In the records below, begin at the line containing "What Plotly code" and end at the line containing "NA, 0.63, 1.44]"; quote every line in that span exactly, including both boundary lines, and no others.

Saved entries =
══════

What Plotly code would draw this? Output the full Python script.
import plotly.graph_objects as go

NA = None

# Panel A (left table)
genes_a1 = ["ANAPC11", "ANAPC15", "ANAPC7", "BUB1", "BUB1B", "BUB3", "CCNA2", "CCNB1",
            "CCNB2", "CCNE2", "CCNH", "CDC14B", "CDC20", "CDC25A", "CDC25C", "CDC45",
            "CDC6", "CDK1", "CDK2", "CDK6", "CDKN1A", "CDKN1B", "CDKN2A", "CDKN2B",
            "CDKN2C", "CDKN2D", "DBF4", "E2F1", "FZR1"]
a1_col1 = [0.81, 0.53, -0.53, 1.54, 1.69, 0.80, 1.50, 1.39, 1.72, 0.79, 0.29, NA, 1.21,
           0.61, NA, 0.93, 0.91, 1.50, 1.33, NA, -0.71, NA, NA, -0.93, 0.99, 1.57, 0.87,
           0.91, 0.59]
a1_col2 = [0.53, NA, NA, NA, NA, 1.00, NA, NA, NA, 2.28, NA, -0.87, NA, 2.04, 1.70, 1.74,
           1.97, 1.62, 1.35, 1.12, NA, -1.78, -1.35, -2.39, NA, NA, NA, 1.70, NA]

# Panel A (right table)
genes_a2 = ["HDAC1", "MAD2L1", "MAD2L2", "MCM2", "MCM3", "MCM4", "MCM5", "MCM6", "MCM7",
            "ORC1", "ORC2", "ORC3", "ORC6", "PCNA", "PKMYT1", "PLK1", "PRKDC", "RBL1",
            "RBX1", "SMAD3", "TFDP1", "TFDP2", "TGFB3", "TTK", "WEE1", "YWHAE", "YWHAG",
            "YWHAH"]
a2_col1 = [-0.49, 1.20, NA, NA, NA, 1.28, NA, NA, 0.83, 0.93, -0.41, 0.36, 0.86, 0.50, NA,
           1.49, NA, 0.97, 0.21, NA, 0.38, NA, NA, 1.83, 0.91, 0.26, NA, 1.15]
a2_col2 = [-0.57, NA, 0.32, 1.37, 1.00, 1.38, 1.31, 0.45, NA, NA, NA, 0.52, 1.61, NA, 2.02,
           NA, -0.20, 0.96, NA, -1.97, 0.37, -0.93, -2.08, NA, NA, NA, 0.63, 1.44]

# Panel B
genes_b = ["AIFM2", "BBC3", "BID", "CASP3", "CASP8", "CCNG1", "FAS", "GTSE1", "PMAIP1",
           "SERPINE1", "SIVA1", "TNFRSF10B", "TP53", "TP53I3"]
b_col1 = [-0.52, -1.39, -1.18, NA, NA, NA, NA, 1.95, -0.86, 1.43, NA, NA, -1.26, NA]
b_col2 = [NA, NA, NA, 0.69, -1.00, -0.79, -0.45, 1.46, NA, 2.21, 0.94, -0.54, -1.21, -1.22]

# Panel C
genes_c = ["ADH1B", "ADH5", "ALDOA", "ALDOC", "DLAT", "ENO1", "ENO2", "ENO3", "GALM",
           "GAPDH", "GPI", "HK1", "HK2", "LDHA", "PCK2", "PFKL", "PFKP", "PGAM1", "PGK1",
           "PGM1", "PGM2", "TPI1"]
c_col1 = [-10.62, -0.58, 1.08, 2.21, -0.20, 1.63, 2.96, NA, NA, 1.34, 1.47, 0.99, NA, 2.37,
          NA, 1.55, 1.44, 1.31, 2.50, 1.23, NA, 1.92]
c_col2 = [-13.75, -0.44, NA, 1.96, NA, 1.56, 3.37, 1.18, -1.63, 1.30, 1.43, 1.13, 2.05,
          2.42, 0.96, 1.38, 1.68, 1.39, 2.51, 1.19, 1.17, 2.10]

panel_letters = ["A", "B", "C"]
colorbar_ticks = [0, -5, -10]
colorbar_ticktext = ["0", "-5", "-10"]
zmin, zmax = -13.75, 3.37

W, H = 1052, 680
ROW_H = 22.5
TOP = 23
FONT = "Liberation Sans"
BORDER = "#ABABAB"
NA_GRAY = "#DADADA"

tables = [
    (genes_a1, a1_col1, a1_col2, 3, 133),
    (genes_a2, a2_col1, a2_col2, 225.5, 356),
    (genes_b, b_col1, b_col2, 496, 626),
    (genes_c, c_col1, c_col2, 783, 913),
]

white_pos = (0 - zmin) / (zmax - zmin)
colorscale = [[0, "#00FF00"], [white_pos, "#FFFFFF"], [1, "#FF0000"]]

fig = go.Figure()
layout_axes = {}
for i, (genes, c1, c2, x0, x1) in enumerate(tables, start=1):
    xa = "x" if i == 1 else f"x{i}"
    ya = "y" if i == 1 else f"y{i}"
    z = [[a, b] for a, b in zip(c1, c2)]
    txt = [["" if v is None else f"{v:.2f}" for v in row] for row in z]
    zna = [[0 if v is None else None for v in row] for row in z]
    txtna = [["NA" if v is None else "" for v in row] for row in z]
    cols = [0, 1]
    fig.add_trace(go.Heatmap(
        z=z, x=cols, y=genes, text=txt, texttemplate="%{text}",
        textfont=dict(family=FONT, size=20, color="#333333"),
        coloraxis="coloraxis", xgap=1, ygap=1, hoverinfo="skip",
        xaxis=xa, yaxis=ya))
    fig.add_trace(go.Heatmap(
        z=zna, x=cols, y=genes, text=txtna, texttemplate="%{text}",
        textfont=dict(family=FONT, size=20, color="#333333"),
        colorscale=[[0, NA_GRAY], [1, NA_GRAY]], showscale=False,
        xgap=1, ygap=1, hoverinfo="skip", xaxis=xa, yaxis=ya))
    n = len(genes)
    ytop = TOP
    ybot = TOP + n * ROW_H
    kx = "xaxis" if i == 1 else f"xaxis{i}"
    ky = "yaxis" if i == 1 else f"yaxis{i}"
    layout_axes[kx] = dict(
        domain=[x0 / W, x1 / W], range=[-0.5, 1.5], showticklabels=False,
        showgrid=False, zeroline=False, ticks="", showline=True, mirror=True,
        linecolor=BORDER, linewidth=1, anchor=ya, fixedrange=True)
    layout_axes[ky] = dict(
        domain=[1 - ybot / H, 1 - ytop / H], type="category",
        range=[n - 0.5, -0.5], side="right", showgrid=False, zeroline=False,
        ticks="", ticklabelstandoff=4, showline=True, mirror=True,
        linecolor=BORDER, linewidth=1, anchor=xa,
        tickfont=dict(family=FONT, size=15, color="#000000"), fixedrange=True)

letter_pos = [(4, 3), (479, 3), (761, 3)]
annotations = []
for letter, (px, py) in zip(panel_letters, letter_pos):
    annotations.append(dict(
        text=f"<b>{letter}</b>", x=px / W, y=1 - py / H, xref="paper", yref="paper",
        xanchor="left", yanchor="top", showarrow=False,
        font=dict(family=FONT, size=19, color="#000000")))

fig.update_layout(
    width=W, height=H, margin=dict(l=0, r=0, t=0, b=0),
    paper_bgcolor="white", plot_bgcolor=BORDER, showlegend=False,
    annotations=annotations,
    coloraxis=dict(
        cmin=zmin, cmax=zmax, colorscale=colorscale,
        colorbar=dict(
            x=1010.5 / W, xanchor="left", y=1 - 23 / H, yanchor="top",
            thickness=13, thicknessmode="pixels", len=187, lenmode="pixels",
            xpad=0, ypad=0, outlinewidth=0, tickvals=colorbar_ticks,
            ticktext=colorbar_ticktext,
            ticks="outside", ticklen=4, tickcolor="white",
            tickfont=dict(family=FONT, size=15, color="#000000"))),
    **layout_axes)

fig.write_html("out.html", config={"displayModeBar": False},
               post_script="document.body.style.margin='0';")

══════

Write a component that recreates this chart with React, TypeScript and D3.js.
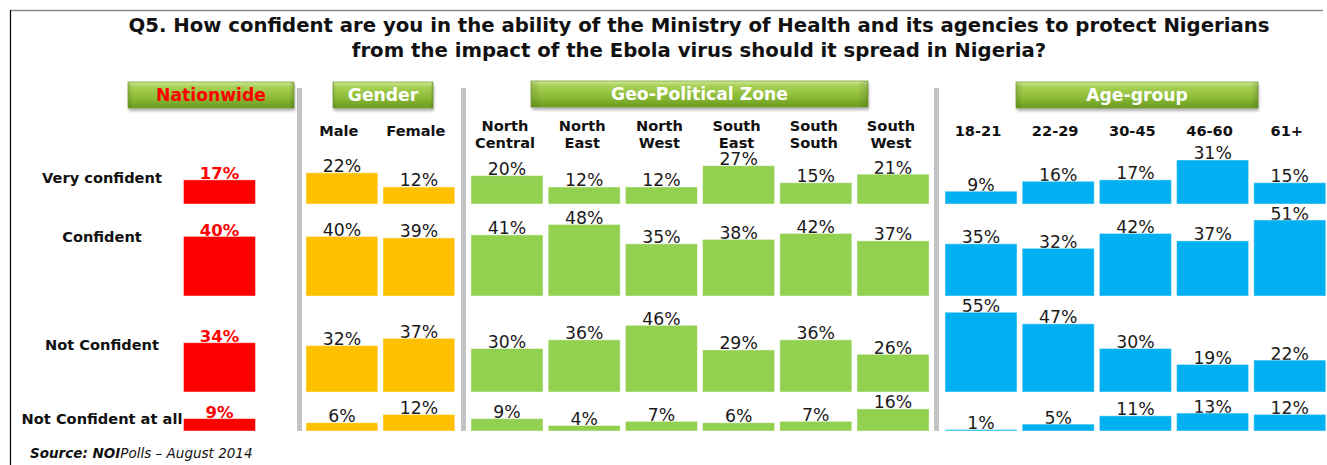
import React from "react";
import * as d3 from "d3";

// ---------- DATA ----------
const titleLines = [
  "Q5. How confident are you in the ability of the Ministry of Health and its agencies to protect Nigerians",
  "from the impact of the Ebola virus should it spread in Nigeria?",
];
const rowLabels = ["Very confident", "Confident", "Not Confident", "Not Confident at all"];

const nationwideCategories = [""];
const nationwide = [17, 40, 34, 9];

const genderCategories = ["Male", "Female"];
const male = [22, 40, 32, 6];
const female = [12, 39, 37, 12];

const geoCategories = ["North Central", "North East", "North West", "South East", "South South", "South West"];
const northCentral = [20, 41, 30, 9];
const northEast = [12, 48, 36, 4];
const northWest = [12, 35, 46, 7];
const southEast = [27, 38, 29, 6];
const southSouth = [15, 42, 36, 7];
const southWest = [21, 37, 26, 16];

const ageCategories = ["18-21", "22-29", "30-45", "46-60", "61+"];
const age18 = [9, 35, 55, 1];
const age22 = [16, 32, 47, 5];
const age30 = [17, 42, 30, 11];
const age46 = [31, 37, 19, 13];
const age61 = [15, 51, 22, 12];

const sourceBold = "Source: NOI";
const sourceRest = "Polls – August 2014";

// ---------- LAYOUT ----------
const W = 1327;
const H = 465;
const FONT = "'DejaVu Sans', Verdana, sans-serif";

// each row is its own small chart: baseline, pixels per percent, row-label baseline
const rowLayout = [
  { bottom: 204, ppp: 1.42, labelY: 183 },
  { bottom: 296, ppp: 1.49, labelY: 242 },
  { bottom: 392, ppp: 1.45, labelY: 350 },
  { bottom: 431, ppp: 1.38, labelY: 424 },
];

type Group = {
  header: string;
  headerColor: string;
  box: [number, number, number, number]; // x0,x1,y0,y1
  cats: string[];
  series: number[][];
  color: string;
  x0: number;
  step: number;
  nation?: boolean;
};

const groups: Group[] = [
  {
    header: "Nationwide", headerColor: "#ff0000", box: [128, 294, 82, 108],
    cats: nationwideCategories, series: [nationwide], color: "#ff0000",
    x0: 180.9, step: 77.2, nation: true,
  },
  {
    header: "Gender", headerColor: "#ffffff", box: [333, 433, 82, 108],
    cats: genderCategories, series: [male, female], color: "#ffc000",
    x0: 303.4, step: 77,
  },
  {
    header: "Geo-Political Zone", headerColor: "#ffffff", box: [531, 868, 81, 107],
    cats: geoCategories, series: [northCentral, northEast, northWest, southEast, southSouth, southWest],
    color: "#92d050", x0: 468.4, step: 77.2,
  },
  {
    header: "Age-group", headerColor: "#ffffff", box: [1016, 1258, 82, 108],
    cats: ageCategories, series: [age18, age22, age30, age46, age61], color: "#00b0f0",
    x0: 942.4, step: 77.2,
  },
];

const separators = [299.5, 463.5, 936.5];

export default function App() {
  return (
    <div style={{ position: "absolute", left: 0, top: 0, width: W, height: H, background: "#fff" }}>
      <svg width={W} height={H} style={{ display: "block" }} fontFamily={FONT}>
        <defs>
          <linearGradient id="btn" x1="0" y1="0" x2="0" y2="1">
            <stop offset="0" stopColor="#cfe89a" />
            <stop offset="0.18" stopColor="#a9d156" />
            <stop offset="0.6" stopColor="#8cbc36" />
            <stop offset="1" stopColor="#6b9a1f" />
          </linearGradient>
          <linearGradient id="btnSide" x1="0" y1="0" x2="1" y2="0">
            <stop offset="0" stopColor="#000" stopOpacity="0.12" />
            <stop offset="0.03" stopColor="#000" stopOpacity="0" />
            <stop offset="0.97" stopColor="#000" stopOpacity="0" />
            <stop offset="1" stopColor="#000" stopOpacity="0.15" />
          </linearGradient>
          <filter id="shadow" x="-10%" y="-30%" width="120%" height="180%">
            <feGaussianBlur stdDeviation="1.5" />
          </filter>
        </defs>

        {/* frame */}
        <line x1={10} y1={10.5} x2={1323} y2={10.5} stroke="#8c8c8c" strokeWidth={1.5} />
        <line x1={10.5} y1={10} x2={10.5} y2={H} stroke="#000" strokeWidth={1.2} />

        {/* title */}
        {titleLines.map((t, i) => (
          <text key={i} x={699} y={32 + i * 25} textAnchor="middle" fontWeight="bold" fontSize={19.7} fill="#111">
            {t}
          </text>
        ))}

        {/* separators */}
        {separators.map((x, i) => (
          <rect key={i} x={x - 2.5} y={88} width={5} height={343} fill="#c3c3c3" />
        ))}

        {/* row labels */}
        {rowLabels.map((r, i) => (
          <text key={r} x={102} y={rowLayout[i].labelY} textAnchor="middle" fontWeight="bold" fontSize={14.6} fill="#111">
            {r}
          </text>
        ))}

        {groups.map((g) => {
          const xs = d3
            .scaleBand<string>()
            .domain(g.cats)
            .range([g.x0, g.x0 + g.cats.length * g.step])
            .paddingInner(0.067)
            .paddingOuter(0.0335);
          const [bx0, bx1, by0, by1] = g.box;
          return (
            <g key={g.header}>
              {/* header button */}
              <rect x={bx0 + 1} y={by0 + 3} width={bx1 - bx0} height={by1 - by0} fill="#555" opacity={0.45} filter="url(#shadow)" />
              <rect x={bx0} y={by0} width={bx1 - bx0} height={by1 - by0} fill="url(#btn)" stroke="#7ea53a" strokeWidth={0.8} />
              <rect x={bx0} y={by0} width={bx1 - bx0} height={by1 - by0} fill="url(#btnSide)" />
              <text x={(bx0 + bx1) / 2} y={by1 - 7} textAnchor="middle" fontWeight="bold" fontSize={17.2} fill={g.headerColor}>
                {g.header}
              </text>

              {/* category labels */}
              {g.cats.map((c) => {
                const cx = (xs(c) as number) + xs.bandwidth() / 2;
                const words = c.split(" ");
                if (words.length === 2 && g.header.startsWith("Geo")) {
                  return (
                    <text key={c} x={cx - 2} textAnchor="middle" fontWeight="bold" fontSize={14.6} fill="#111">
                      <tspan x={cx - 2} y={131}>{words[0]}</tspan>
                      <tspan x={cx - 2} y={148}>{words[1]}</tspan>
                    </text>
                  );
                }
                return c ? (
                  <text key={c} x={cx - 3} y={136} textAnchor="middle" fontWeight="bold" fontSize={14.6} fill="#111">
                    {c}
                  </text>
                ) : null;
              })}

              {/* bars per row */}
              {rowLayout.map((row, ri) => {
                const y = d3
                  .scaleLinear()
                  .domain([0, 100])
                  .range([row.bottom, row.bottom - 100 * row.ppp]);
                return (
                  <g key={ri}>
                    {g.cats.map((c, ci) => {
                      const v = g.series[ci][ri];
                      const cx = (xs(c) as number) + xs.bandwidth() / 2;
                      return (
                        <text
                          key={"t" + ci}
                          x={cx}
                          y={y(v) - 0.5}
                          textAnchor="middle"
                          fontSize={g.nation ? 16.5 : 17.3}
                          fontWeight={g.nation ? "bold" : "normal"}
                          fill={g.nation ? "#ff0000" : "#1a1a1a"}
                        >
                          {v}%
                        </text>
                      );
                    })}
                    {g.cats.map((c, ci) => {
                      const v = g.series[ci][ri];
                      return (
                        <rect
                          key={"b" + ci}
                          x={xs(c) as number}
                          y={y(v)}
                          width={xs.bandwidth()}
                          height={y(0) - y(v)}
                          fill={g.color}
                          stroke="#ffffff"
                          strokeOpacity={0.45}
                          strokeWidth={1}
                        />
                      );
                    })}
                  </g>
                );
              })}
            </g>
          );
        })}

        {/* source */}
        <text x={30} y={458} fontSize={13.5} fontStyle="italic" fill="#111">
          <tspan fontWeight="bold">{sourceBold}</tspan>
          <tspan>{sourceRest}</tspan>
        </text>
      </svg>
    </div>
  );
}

══════

COMPLETED EXERCISE =
What Plotly code would draw this? Output the full Python script.
import plotly.graph_objects as go

NA = None

# Panel A (left table)
genes_a1 = ["ANAPC11", "ANAPC15", "ANAPC7", "BUB1", "BUB1B", "BUB3", "CCNA2", "CCNB1",
            "CCNB2", "CCNE2", "CCNH", "CDC14B", "CDC20", "CDC25A", "CDC25C", "CDC45",
            "CDC6", "CDK1", "CDK2", "CDK6", "CDKN1A", "CDKN1B", "CDKN2A", "CDKN2B",
            "CDKN2C", "CDKN2D", "DBF4", "E2F1", "FZR1"]
a1_col1 = [0.81, 0.53, -0.53, 1.54, 1.69, 0.80, 1.50, 1.39, 1.72, 0.79, 0.29, NA, 1.21,
           0.61, NA, 0.93, 0.91, 1.50, 1.33, NA, -0.71, NA, NA, -0.93, 0.99, 1.57, 0.87,
           0.91, 0.59]
a1_col2 = [0.53, NA, NA, NA, NA, 1.00, NA, NA, NA, 2.28, NA, -0.87, NA, 2.04, 1.70, 1.74,
           1.97, 1.62, 1.35, 1.12, NA, -1.78, -1.35, -2.39, NA, NA, NA, 1.70, NA]

# Panel A (right table)
genes_a2 = ["HDAC1", "MAD2L1", "MAD2L2", "MCM2", "MCM3", "MCM4", "MCM5", "MCM6", "MCM7",
            "ORC1", "ORC2", "ORC3", "ORC6", "PCNA", "PKMYT1", "PLK1", "PRKDC", "RBL1",
            "RBX1", "SMAD3", "TFDP1", "TFDP2", "TGFB3", "TTK", "WEE1", "YWHAE", "YWHAG",
            "YWHAH"]
a2_col1 = [-0.49, 1.20, NA, NA, NA, 1.28, NA, NA, 0.83, 0.93, -0.41, 0.36, 0.86, 0.50, NA,
           1.49, NA, 0.97, 0.21, NA, 0.38, NA, NA, 1.83, 0.91, 0.26, NA, 1.15]
a2_col2 = [-0.57, NA, 0.32, 1.37, 1.00, 1.38, 1.31, 0.45, NA, NA, NA, 0.52, 1.61, NA, 2.02,
           NA, -0.20, 0.96, NA, -1.97, 0.37, -0.93, -2.08, NA, NA, NA, 0.63, 1.44]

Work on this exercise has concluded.